Work to be completed » Copy each line in which the string "code" occurs.
-- Start Records provided --
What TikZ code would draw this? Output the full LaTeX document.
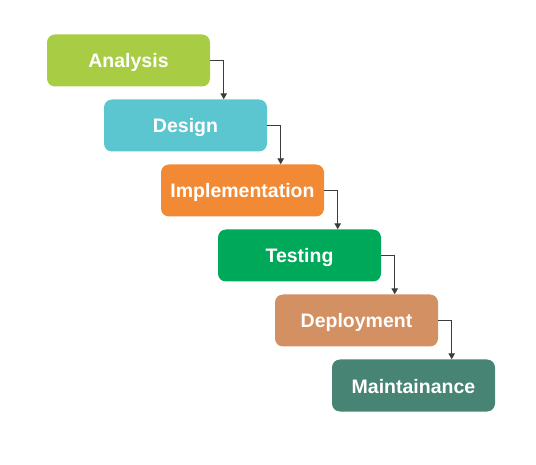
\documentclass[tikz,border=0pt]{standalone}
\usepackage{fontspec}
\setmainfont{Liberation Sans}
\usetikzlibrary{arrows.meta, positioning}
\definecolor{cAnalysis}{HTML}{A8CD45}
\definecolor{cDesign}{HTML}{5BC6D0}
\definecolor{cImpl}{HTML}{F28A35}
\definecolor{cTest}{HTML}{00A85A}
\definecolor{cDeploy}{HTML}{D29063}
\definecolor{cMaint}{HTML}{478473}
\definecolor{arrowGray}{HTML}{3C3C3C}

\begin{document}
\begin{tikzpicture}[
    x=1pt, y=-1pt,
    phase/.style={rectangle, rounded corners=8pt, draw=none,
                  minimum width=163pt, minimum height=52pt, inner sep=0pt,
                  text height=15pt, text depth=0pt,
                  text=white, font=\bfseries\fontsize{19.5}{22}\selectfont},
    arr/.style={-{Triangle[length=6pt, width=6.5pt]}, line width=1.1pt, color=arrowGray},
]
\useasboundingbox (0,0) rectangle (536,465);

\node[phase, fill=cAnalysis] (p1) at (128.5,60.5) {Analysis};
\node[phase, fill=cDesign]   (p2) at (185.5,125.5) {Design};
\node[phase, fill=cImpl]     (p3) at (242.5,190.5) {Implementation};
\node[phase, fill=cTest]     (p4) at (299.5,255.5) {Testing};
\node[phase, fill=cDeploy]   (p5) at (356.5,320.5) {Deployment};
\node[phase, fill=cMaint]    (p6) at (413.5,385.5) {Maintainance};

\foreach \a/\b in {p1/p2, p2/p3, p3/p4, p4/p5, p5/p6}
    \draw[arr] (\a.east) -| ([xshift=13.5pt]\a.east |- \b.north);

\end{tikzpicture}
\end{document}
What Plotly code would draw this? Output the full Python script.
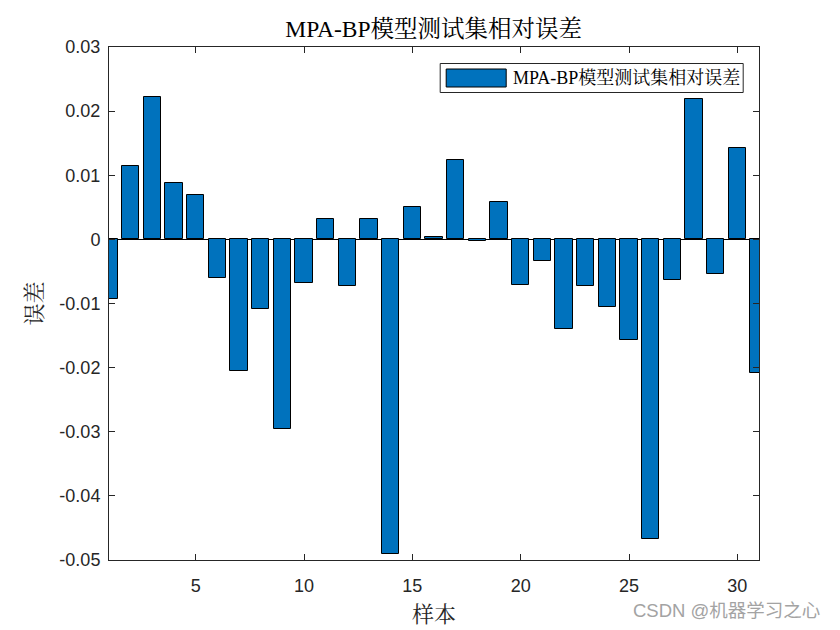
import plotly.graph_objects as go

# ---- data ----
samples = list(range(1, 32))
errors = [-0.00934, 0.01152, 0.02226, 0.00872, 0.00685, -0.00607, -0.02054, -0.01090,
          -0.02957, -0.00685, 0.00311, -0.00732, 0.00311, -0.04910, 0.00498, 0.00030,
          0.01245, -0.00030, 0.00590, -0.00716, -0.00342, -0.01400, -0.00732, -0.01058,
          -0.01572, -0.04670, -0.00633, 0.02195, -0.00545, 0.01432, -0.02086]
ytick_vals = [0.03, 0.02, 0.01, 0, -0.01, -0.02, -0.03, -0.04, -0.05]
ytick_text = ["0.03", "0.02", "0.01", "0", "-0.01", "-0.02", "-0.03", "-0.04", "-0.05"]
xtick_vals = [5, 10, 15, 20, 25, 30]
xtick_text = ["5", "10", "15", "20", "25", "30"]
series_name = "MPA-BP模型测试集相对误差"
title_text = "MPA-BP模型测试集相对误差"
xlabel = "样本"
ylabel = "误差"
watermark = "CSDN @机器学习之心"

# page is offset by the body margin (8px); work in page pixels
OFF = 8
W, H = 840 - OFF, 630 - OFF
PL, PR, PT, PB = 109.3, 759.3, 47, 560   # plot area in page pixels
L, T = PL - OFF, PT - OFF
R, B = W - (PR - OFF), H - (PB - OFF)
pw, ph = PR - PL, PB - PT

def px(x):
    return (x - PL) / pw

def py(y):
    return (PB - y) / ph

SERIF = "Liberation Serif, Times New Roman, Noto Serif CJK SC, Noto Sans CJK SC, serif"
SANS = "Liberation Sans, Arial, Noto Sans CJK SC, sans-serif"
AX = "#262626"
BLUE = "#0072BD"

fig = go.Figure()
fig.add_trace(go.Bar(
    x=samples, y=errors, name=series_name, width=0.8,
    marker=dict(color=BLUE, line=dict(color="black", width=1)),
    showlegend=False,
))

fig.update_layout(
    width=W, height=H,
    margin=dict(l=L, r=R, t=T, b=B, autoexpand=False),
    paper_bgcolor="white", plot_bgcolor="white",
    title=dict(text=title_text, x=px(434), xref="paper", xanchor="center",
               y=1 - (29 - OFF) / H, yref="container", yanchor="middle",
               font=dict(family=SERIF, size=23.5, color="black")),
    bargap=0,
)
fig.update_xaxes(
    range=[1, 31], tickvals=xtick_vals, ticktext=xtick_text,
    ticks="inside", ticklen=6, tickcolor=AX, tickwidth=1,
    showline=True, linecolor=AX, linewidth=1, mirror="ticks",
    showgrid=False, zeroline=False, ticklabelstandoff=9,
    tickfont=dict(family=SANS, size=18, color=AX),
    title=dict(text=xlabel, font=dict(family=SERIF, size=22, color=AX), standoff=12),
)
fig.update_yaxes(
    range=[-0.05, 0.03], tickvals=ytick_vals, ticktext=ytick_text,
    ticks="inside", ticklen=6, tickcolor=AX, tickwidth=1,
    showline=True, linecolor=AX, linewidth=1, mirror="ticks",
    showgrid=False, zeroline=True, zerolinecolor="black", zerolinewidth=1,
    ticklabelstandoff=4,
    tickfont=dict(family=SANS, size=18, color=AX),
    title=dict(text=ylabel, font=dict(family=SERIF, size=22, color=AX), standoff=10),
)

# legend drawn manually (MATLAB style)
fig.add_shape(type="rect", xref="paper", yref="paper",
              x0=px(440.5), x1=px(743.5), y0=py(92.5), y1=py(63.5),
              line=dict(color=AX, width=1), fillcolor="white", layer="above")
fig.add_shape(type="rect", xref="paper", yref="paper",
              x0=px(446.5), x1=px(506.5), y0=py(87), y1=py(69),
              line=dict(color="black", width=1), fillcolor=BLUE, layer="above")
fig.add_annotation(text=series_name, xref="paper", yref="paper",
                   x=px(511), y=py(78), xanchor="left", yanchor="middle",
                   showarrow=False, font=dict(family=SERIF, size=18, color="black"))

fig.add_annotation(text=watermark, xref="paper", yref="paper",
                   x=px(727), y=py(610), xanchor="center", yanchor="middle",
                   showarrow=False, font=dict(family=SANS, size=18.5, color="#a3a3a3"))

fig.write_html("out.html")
-- End Records provided --
Written answer »
What TikZ code would draw this? Output the full LaTeX document.
What Plotly code would draw this? Output the full Python script.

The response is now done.